Friday, May 29, 2015
Some of my mature neighbors still think I’m unemployed. They shower me with pity and advice. I haven’t given up on rejiggering their delusions yet, but I lose patience now and then, which has prompted me to listen by the door for footsteps in the hall. Only when the coast is clear, will I take out the trash. This is always a challenge anyway with two thoroughbred cats who dash out of the apartment any chance they get.
My upstairs neighbor, let’s call him Mel, keeps mentioning a rough spell he went through in the ‘70s, ‘80s, and again in the 90’s. It’s what got him into stamps. Whenever I run into him, he pssses me over as if he’s about to show me hot merchandise. With his cuticle-remover-pincher-thing he shows me a new gem. I’ve perfected my awe-stricken gasp, palm to mouth. Not sure if it’s worse being subjected to his philatelic fantasies or his pats on the shoulder. What he says he misses most about work is the daily ritual. He probably never got into much of a rhythm, considering he’d got canned in each of his prime decades, but Mel always struck me as creature of habit. Just for kicks, I tell him my boss saves a bundle by not offering me a “real” office, which is absolutely true.

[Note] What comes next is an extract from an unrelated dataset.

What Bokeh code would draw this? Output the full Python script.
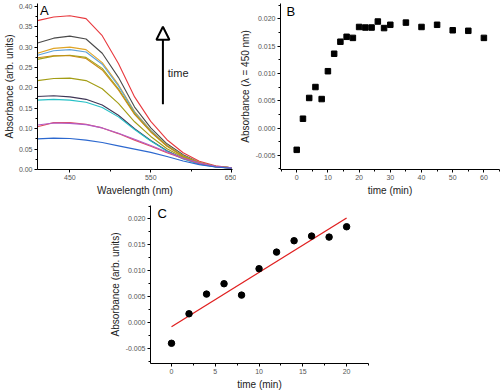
from bokeh.plotting import figure
from bokeh.layouts import column, row
from bokeh.models import (FixedTicker, NumeralTickFormatter, Range1d, Arrow,
                          NormalHead, Label, Spacer)
from bokeh.embed import file_html
from bokeh.resources import INLINE

# ---------------- data ----------------
wavelength = [410, 430, 450, 470, 490, 510, 530, 550, 570, 590, 610, 630, 650]

spec_red = [0.365, 0.374, 0.377, 0.370, 0.328, 0.260, 0.178, 0.118, 0.073, 0.041, 0.020, 0.009, 0.004]
spec_gray = [0.310, 0.322, 0.327, 0.320, 0.285, 0.226, 0.153, 0.102, 0.063, 0.036, 0.017, 0.008, 0.004]
spec_orange = [0.285, 0.297, 0.300, 0.294, 0.262, 0.208, 0.142, 0.096, 0.060, 0.034, 0.017, 0.008, 0.004]
spec_lblue = [0.280, 0.291, 0.294, 0.288, 0.258, 0.205, 0.140, 0.095, 0.059, 0.033, 0.016, 0.008, 0.004]
spec_olive = [0.270, 0.278, 0.280, 0.275, 0.248, 0.198, 0.137, 0.093, 0.058, 0.033, 0.016, 0.008, 0.004]
spec_brown = [0.274, 0.279, 0.279, 0.272, 0.244, 0.195, 0.135, 0.092, 0.057, 0.032, 0.016, 0.008, 0.004]
spec_olive2 = [0.218, 0.223, 0.224, 0.218, 0.198, 0.162, 0.117, 0.081, 0.051, 0.030, 0.015, 0.007, 0.003]
spec_navy = [0.179, 0.181, 0.178, 0.172, 0.158, 0.133, 0.100, 0.071, 0.046, 0.027, 0.014, 0.007, 0.003]
spec_cyan = [0.170, 0.172, 0.170, 0.165, 0.152, 0.129, 0.098, 0.070, 0.045, 0.026, 0.013, 0.006, 0.003]
spec_pink = [0.105, 0.115, 0.115, 0.111, 0.102, 0.088, 0.072, 0.057, 0.041, 0.027, 0.015, 0.007, 0.003]
spec_purple = [0.109, 0.114, 0.113, 0.110, 0.102, 0.089, 0.074, 0.059, 0.043, 0.028, 0.016, 0.008, 0.004]
spec_blue = [0.075, 0.077, 0.076, 0.072, 0.066, 0.058, 0.050, 0.042, 0.032, 0.021, 0.012, 0.006, 0.003]

spectra = [spec_red, spec_gray, spec_orange, spec_lblue, spec_olive, spec_brown,
           spec_olive2, spec_navy, spec_cyan, spec_pink, spec_purple, spec_blue]
spectra_colors = ["#e8393e", "#4a4a4a", "#e0a526", "#5fa2dc", "#9fa61c", "#c98a16",
                  "#a39d14", "#3f3656", "#25c0c6", "#e2505e", "#b35cc6", "#2c68cf"]

time_b = [0, 2, 4, 6, 8, 10, 12, 14, 16, 18, 20, 22, 24, 26, 28, 30, 35, 40, 45, 50, 55, 60]
abs_b = [-0.0040, 0.0017, 0.0055, 0.0075, 0.0053, 0.0104, 0.0136, 0.0158, 0.0167, 0.0165,
         0.0185, 0.0184, 0.0184, 0.0195, 0.0183, 0.0189, 0.0193, 0.0185, 0.0189, 0.0179,
         0.0178, 0.0165]

time_c = [0, 2, 4, 6, 8, 10, 12, 14, 16, 18, 20]
abs_c = [-0.0040, 0.0017, 0.0055, 0.0075, 0.0053, 0.0104, 0.0136, 0.0158, 0.0167, 0.0165, 0.0185]

fit_t = [0, 20]
fit_abs = [-0.0008, 0.0202]

a_xticks = [450, 550, 650]
a_xminor = [500, 600]
a_yticks = [0.00, 0.05, 0.10, 0.15, 0.20, 0.25, 0.30, 0.35, 0.40]
a_yminor = [0.025, 0.075, 0.125, 0.175, 0.225, 0.275, 0.325, 0.375]
b_xticks = [0, 10, 20, 30, 40, 50, 60]
b_xminor = [-5, 5, 15, 25, 35, 45, 55, 65]
bc_yticks = [-0.005, 0.000, 0.005, 0.010, 0.015, 0.020]
bc_yminor = [-0.0075, -0.0025, 0.0025, 0.0075, 0.0125, 0.0175, 0.0225]
c_xticks = [0, 5, 10, 15, 20]
c_xminor = [-2.5, 2.5, 7.5, 12.5, 17.5, 22.5]

FONT = "Liberation Sans"


def style(p):
    p.outline_line_color = None
    p.xgrid.visible = False
    p.ygrid.visible = False
    p.background_fill_color = "white"
    p.border_fill_color = "white"
    for ax in p.axis:
        ax.major_tick_out = 3
        ax.major_tick_in = 0
        ax.minor_tick_out = 2
        ax.minor_tick_in = 0
        ax.axis_line_color = "black"
        ax.major_tick_line_color = "black"
        ax.minor_tick_line_color = "black"
        ax.major_label_text_font = FONT
        ax.major_label_text_font_size = "7px"
        ax.major_label_text_color = "#555555"
        ax.major_label_standoff = 2
        ax.axis_label_text_font = FONT
        ax.axis_label_text_font_size = "10px"
        ax.axis_label_text_font_style = "normal"
        ax.axis_label_text_color = "#222222"
        ax.axis_label_standoff = 2


def panel_letter(p, x, y, txt):
    p.add_layout(Label(x=x, y=y, text=txt, text_font=FONT, text_font_size="13px",
                       text_baseline="top", text_align="left", text_color="black"))


# ---------------- panel A ----------------
pA = figure(width=236, height=198, output_backend="svg", toolbar_location=None,
            x_range=Range1d(410, 651), y_range=Range1d(0, 0.407),
            min_border_top=3, min_border_right=4, min_border_left=5)
for vals, col in zip(spectra, spectra_colors):
    pA.line(wavelength, vals, line_color=col, line_width=1.1)
style(pA)
pA.yaxis.axis_label_standoff = 1
pA.xaxis.ticker = FixedTicker(ticks=a_xticks, minor_ticks=a_xminor)
pA.yaxis.ticker = FixedTicker(ticks=a_yticks, minor_ticks=a_yminor)
pA.yaxis.formatter = NumeralTickFormatter(format="0.00")
pA.xaxis.axis_label = "Wavelength (nm)"
pA.yaxis.axis_label = "Absorbance (arb. units)"
pA.add_layout(Arrow(end=NormalHead(fill_color="white", line_color="black", line_width=2, size=13),
                    x_start=565, y_start=0.16, x_end=565, y_end=0.35,
                    line_color="black", line_width=2))
pA.add_layout(Label(x=571, y=0.237, text="time", text_font=FONT, text_font_size="11px",
                    text_baseline="middle", text_color="#222222"))
panel_letter(pA, 413, 0.408, "A")

# ---------------- panel B ----------------
pB = figure(width=264, height=198, output_backend="svg", toolbar_location=None,
            x_range=Range1d(-5.2, 65), y_range=Range1d(-0.0076, 0.0228),
            min_border_top=3, min_border_right=1, min_border_left=5)
pB.scatter(time_b, abs_b, marker="square", size=5.5, fill_color="black", line_color="black")
style(pB)
pB.xaxis.ticker = FixedTicker(ticks=b_xticks, minor_ticks=b_xminor)
pB.yaxis.ticker = FixedTicker(ticks=bc_yticks, minor_ticks=bc_yminor)
pB.yaxis.formatter = NumeralTickFormatter(format="0.000")
pB.xaxis.axis_label = "time (min)"
pB.yaxis.axis_label = "Absorbance (λ = 450 nm)"
panel_letter(pB, -3.3, 0.0228, "B")

# ---------------- panel C ----------------
pC = figure(width=266, height=194, output_backend="svg", toolbar_location=None,
            x_range=Range1d(-2.4, 22.5), y_range=Range1d(-0.0079, 0.0226),
            min_border_top=7, min_border_right=4, min_border_left=5)
pC.line(fit_t, fit_abs, line_color="#e02020", line_width=1.3)
pC.scatter(time_c, abs_c, marker="circle", size=6.5, fill_color="black", line_color="black")
style(pC)
pC.xaxis.ticker = FixedTicker(ticks=c_xticks, minor_ticks=c_xminor)
pC.yaxis.ticker = FixedTicker(ticks=bc_yticks, minor_ticks=bc_yminor)
pC.yaxis.formatter = NumeralTickFormatter(format="0.000")
pC.xaxis.axis_label = "time (min)"
pC.yaxis.axis_label = "Absorbance (arb. units)"
panel_letter(pC, -1.6, 0.0226, "C")

layout = column(row(pA, pB), row(Spacer(width=106, height=10), pC))

open("out.html", "w").write(file_html(layout, INLINE))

There’s a mantle in the lobby which always has something festooning the top. I’ve been caught, numerous times, absconding with books: The Portable Chekhov, Sophie’s Choice, and Karl Popper’s The Poverty of Historicism. Once, I was even caught grabbing a can of garbanzo beans. Sue me. I mean it. Gladys, from 4D catches me almost every time. She must have a John Gorman radar or maybe she injected me with a dose of GPS when I was unawares. After the first garbanzo incident, she left a care package by my door: peanut butter, day old rye, three cans of sardines. I wish she would give me laundry detergent or books instead. Maybe not. She’s what I would call, a catalog person. I’ve seen her plenty of times by her mailbox, flipping the pretty pictures of strappy gowns and bathing suits she has no business shimmying into. Gladys tells me, with a double scoop of exasperation, that her nephew works with computers. I nod my head. I’m always nodding my head. She knows computers have taken over our lives, but she’d just love to see my laptop deliver her packages. Drones have got that covered already, but I smile and keep it to myself. She’s convinced if I just apply myself I will find my niche. She slips the classified ads under my door, usually from the Daily News, but sometimes from The Village Voice, and the sex ads are often included. I know she is myopic, and waiting to get her second cataract operation, but sometimes I wonder.
I’ll tell you what the real trouble with working at home is. Hands down, it’s that everybody gets to know your face, and you always get stuck taking somebody’s package. Sometimes I keep my lights off so that the Fedex guy won’t ring me. I could move. I’ve done a fair amount of moving already, but the truth is I’ve gotten used to these characters in my building, they’re chattering in my head at the oddest times. They’ve become my writing fodder.